Docker containers can have memory limits:
# Limit to 512MB RAM
docker run -m 512m my-app
# Memory + swap limit (total 1GB)
docker run -m 512m --memory-swap 1g my-app
--memory-swap is the total of memory + swap. The example above means "512MB memory + 512MB swap."
Without --memory-swap, Docker automatically sets swap to 2x memory.
Linux has a terrifying feature: the OOM Killer. When "Out of Memory" occurs, the OS forcibly kills a process.
Which process gets killed? The one with the highest OOM Score.
# Check OOM scores of all processes
ps -eo pid,comm,oom_score | sort -k3 -n -r | head -10
Output:
PID COMMAND OOM_SCORE
1234 node 800
5678 postgres 300
9012 nginx 50
My Node.js process scored 800—first in line to be killed.
To lower the OOM score:
# Set OOM Score Adjust for PID 1234 to -500
echo -500 | sudo tee /proc/1234/oom_score_adj
Negative values mean "this process is important, don't kill it."
Thrashing was a nightmare I experienced firsthand.
A state where page faults happen too frequently. The OS spends all its time swapping in/out, with no time for actual work.
Imagine a librarian so busy carrying books that students can't read.

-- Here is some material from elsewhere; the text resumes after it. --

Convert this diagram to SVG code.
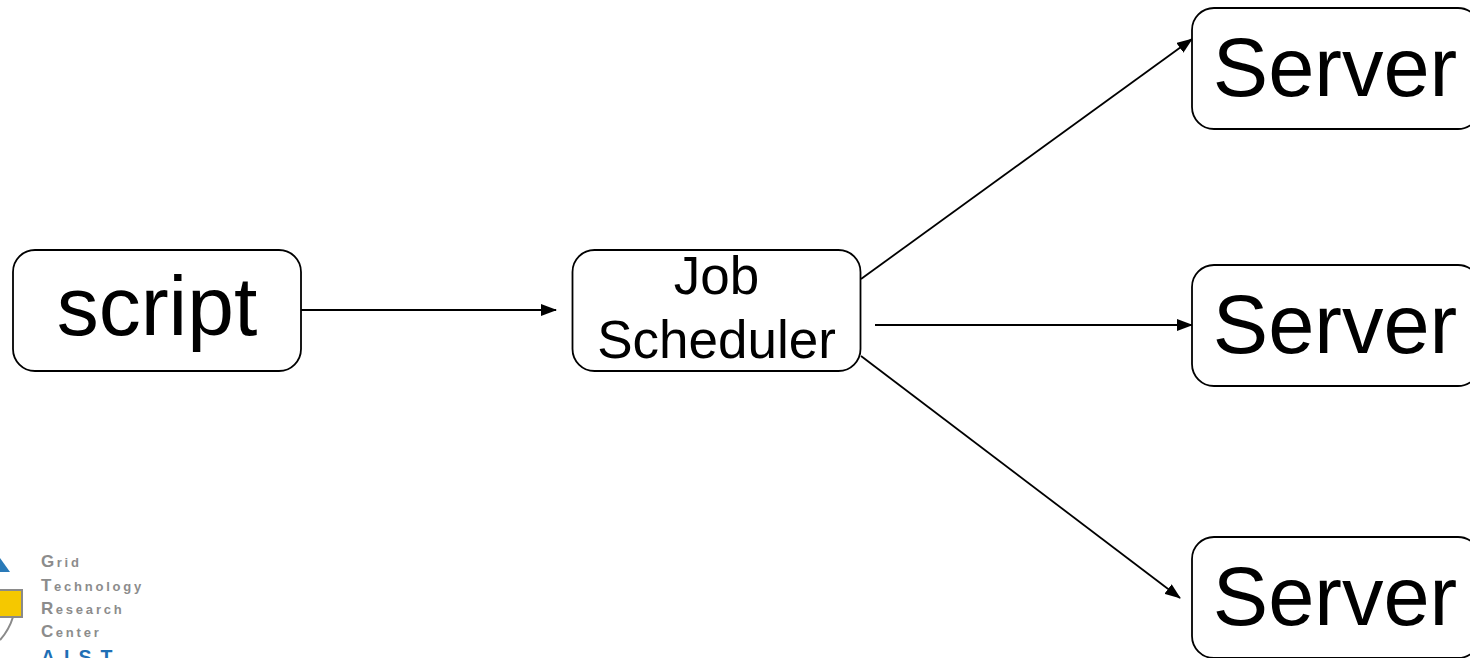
<svg xmlns="http://www.w3.org/2000/svg" width="1470" height="658" viewBox="0 0 1470 658">
<style>
.box{fill:#fff;stroke:#000;stroke-width:1.8}
.t{font-family:"Liberation Sans",Arial,sans-serif;fill:#000;text-anchor:middle}
.big{font-size:83px}
.scr{font-size:84px}
.mid{font-size:53px}
.c{stroke:#000;stroke-width:1.8;fill:none}
.g{font-family:"Liberation Sans",Arial,sans-serif;font-size:13px;fill:#8c8c8c;letter-spacing:2.8px;font-weight:bold}
.cap{font-size:17px;letter-spacing:2.5px}
</style>
<defs>
<marker id="a" markerUnits="userSpaceOnUse" markerWidth="16" markerHeight="12" refX="15" refY="6" orient="auto"><path d="M0 0L16 6L0 12Z" fill="#000"/></marker>
</defs>
<rect width="1470" height="658" fill="#fff"/>
<g id="connectors">
<path class="c" marker-end="url(#a)" d="M301 310H556"/>
<path class="c" marker-end="url(#a)" d="M861 279L1192 39"/>
<path class="c" marker-end="url(#a)" d="M875 325H1192"/>
<path class="c" marker-end="url(#a)" d="M861 356L1180 598"/>
</g>
<g id="script"><rect class="box" x="13" y="250" width="288" height="121" rx="22"/><text class="t scr" x="157" y="335">script</text></g>
<g id="scheduler"><rect class="box" x="572.500" y="250" width="288" height="121" rx="22"/><text class="t mid" x="716.500" y="293.500">Job</text><text class="t mid" x="716.500" y="358">Scheduler</text></g>
<g id="server1"><rect class="box" x="1192" y="8" width="288" height="121" rx="22"/><text class="t big" x="1335" y="96">Server</text></g>
<g id="server2"><rect class="box" x="1192" y="265" width="288" height="121" rx="22"/><text class="t big" x="1335" y="353">Server</text></g>
<g id="server3"><rect class="box" x="1192" y="537" width="288" height="121" rx="22"/><text class="t big" x="1335" y="625">Server</text></g>
<g id="logo">
<path d="M0 558L10 572H0Z" fill="#2a7ab8"/>
<rect x="-4" y="590" width="26" height="27" fill="#f5c800" stroke="#8a8a8a" stroke-width="2"/>
<path d="M13 617Q9 630 0 640" fill="none" stroke="#8a8a8a" stroke-width="2"/>
<text class="g" x="41" y="567"><tspan class="cap">G</tspan>rid</text>
<text class="g" x="41" y="591"><tspan class="cap">T</tspan>echnology</text>
<text class="g" x="41" y="614"><tspan class="cap">R</tspan>esearch</text>
<text class="g" x="41" y="637"><tspan class="cap">C</tspan>enter</text>
<text x="41" y="664" font-family="'Liberation Sans',Arial,sans-serif" font-size="19.500" font-weight="bold" letter-spacing="9" fill="#1f6fb5">AIST</text>
</g>
</svg>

When RAM is insufficient but many processes are active.
Example:
RAM is insufficient, so the OS uses swap. But if all processes are simultaneously active, the OS goes into a frenzy of swap in/out.
When my server was in this state, even SSH login took a minute.
Root fix: Add more RAM or reduce processes.
Temporary fixes:
| Type | Default | Virtual Memory & Swap |
|---|---|---|
| Analogy | Books on Desk Only | Using Shelf as Fake Desk |
| Pros | Super Fast (All RAM) | Overcome Capacity Limit |
| Cons | Expensive, Crash if full | Slow (Disk Speed) |
| Result | Crash (OOM) | Lag (Thrashing) |
This is how I understood it:
Virtual memory is the OS's illusion. It lies: "We have infinite memory." Swap maintains the illusion by secretly using the disk. The cost is speed.
"Let's just increase swap memory?"
This translates to: "Let's prevent the crash for now and worry about the slowness later."
The real solution is adding more RAM. Swap is insurance. The best insurance is the one you never use.